THE PROBLEM
Check every line of the material below for the string "standalone", and return the ones that have it.

GIVEN DATA
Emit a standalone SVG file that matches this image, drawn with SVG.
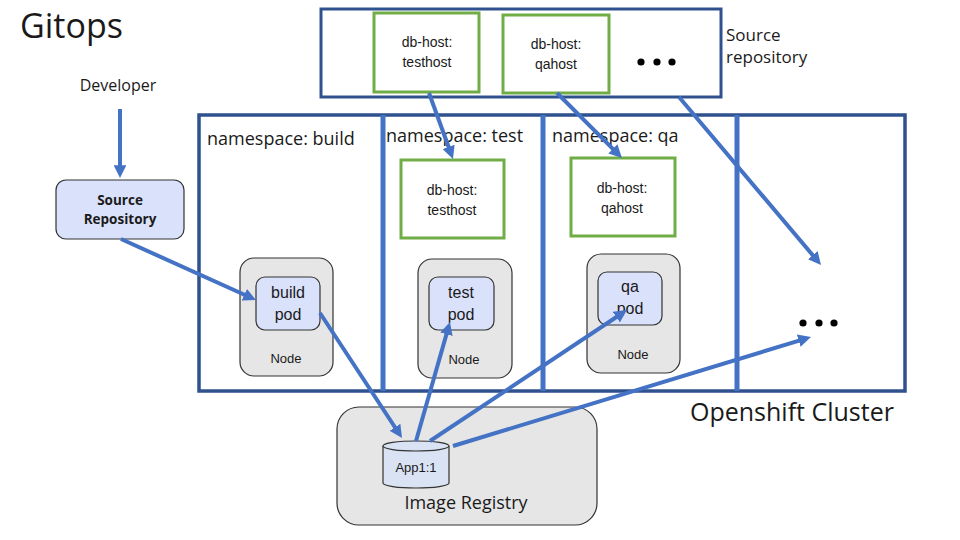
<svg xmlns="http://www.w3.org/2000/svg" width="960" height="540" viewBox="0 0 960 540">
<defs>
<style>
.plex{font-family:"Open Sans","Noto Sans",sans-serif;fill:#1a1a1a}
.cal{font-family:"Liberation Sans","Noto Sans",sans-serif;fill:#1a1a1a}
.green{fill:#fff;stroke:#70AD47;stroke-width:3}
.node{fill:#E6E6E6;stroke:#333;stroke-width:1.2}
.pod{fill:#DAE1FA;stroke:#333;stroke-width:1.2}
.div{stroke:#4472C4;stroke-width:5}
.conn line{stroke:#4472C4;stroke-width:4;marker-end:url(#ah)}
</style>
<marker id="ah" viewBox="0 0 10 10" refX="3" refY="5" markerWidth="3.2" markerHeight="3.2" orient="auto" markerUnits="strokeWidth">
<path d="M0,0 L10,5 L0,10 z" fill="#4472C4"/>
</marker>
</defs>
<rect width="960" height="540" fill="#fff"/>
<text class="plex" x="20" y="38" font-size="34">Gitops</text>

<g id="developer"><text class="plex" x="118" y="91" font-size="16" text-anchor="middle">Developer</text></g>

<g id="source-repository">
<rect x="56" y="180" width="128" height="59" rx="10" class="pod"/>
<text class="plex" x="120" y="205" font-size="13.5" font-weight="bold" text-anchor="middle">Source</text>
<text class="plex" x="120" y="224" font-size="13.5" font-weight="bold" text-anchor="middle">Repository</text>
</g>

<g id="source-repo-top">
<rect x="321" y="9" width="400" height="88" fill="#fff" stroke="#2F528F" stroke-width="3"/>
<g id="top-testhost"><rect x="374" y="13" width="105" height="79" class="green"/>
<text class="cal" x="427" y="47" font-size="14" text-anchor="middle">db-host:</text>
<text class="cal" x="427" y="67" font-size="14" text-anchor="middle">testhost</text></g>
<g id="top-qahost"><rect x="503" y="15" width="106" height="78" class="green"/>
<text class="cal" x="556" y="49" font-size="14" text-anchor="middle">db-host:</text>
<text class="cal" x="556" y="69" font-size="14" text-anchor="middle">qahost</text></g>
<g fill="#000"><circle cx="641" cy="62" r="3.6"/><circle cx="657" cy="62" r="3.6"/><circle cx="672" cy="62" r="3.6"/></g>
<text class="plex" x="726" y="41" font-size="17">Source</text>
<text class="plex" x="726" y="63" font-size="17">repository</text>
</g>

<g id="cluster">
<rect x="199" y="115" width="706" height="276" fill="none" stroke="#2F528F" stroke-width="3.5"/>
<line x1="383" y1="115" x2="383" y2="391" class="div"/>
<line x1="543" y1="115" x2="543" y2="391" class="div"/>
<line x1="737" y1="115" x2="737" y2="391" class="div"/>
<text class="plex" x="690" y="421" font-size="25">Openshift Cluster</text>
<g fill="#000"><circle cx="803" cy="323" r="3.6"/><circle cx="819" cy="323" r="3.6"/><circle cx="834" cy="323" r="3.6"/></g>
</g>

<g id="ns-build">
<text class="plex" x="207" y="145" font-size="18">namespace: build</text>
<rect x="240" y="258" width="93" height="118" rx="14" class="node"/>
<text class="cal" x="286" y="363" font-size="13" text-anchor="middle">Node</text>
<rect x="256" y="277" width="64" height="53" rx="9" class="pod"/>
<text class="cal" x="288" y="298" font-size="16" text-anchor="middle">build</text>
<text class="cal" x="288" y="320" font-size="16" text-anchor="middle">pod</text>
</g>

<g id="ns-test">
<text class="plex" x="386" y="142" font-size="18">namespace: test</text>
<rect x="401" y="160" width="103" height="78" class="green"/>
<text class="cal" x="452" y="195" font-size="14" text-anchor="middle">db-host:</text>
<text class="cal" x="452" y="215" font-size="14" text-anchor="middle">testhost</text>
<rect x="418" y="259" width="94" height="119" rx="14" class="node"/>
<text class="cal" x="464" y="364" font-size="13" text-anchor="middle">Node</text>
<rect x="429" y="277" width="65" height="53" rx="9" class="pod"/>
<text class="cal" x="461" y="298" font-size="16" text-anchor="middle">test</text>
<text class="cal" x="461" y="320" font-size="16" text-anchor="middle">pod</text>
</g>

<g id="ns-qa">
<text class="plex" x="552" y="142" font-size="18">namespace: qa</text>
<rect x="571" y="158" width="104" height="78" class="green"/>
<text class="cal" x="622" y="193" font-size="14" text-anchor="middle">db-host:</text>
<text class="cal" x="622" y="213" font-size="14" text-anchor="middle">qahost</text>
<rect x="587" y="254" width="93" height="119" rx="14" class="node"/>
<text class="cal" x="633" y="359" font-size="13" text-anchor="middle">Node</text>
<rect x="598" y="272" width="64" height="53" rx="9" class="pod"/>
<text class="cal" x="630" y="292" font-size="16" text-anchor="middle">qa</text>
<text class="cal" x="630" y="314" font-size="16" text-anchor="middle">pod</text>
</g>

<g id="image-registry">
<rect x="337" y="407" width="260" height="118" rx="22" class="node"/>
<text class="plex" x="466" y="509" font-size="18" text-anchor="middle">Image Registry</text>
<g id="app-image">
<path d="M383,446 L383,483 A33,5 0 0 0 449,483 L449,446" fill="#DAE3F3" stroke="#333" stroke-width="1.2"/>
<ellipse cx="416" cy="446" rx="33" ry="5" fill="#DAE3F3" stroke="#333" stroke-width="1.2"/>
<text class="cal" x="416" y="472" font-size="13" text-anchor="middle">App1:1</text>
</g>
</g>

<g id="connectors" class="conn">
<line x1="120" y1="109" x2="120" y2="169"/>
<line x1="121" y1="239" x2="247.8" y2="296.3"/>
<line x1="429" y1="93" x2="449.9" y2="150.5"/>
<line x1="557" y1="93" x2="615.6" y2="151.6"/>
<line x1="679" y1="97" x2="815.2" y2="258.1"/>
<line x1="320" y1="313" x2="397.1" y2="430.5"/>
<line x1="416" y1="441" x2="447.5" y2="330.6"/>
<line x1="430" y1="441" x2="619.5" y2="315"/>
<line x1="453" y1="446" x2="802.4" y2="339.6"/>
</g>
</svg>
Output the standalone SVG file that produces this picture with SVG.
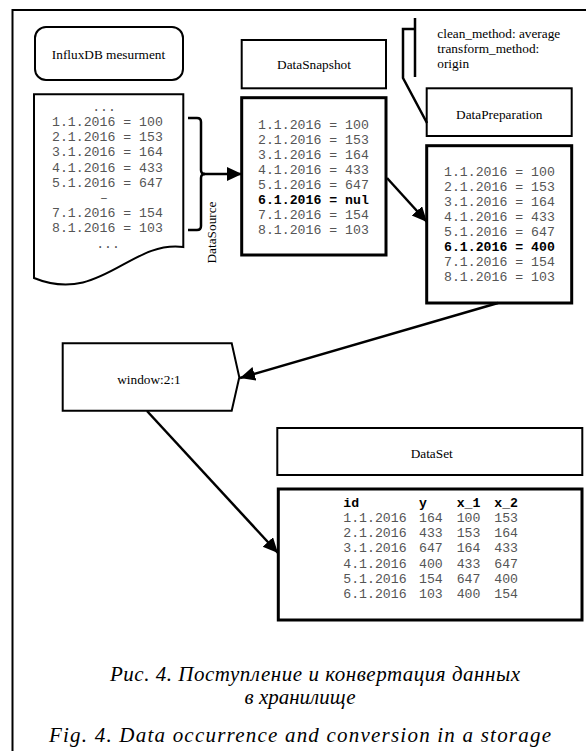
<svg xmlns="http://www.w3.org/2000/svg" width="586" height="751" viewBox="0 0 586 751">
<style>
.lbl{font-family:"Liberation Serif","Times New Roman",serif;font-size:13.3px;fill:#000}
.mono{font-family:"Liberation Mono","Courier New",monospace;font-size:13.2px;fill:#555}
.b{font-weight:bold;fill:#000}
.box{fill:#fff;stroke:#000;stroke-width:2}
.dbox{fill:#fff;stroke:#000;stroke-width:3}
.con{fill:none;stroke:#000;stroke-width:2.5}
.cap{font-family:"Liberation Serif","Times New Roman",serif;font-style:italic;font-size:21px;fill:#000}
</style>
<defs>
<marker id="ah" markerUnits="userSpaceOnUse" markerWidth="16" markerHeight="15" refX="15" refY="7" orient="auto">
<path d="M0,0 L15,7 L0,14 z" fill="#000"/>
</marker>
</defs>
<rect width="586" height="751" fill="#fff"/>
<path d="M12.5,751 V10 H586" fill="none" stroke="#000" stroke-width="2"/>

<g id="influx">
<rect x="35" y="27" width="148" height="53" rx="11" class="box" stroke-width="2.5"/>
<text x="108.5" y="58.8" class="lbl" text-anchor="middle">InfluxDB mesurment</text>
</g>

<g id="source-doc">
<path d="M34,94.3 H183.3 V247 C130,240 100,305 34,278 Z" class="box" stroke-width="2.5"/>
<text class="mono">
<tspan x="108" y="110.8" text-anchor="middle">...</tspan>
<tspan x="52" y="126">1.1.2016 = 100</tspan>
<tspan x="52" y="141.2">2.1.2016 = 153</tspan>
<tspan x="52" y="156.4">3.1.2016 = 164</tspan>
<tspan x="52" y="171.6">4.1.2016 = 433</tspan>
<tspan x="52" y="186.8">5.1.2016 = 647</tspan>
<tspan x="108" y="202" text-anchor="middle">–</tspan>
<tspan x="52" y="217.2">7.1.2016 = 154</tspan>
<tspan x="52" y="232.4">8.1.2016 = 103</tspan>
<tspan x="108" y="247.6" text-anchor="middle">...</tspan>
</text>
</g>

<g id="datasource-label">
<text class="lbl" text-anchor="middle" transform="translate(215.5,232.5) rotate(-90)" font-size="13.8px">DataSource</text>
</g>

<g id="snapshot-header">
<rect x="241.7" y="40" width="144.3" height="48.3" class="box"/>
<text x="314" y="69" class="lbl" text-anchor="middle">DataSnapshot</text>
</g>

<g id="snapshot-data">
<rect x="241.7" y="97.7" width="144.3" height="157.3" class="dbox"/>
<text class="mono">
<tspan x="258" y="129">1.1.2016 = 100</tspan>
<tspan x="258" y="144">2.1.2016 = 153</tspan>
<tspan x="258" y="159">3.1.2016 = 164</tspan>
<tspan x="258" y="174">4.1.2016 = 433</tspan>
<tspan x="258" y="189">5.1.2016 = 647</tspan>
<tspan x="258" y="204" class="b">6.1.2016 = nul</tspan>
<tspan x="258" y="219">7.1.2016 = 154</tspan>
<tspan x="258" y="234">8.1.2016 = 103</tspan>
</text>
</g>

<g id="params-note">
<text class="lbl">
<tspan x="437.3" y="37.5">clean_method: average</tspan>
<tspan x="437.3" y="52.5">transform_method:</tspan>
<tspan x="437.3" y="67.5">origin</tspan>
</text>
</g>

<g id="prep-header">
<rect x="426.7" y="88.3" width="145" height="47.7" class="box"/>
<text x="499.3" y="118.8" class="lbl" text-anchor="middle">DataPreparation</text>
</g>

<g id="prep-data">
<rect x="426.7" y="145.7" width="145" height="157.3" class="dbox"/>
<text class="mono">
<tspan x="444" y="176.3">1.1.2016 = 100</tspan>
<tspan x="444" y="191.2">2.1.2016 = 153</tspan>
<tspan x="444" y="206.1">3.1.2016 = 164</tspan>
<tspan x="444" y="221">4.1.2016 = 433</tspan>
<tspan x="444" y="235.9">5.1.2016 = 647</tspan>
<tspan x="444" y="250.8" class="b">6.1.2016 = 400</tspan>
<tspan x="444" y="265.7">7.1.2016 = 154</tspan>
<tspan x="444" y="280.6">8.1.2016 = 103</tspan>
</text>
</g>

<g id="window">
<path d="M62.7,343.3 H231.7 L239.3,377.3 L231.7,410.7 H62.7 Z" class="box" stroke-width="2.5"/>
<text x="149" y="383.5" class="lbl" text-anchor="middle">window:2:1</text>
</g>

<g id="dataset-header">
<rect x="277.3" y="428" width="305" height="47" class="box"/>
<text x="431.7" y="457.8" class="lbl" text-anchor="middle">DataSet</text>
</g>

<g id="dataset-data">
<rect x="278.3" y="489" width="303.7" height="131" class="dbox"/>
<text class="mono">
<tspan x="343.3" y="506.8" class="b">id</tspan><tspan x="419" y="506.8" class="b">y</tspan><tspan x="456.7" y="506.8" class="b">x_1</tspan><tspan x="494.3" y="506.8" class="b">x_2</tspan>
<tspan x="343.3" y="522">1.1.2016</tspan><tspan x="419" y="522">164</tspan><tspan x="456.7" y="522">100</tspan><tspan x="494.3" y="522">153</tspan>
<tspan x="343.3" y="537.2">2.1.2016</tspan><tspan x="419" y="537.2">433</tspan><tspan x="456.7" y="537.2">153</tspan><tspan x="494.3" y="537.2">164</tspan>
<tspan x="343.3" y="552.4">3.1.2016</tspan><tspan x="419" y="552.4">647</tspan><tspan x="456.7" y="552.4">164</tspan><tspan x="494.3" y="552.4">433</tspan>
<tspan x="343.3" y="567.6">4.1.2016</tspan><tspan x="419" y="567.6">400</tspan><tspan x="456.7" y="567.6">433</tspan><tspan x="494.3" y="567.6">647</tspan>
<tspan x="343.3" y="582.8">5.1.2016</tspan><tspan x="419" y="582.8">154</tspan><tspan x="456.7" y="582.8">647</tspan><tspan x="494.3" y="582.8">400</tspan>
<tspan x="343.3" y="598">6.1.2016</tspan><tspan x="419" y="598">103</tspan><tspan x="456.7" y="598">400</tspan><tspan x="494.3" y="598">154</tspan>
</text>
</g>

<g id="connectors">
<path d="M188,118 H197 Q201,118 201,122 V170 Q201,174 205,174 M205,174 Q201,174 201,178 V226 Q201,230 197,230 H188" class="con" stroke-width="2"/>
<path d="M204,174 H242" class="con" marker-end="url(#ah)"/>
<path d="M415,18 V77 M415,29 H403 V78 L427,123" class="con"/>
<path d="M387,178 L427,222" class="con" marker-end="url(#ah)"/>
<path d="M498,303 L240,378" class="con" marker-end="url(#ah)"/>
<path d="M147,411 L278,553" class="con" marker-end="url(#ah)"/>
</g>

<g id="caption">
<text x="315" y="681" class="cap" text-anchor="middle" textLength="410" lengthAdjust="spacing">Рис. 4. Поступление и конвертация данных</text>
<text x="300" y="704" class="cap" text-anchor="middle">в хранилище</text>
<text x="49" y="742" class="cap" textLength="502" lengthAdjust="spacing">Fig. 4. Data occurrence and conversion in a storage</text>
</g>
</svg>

* * *

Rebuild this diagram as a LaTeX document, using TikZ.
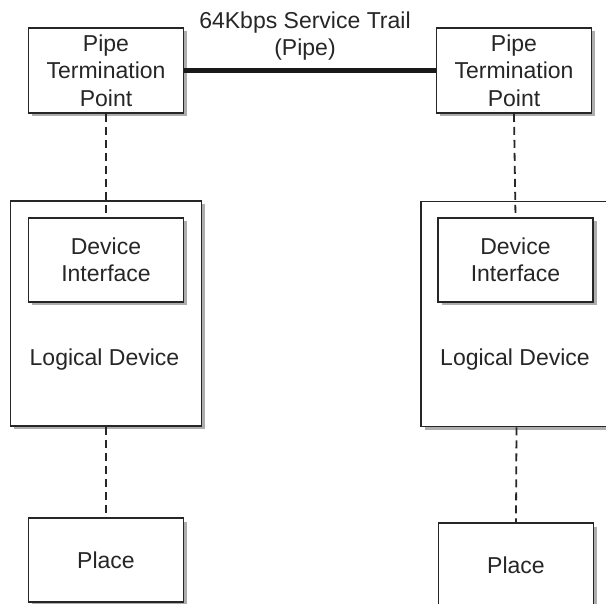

ANSWER FOR THIS EXERCISE
Emit a standalone SVG file that matches this image, drawn with SVG.
Output the standalone SVG file that produces this picture with SVG.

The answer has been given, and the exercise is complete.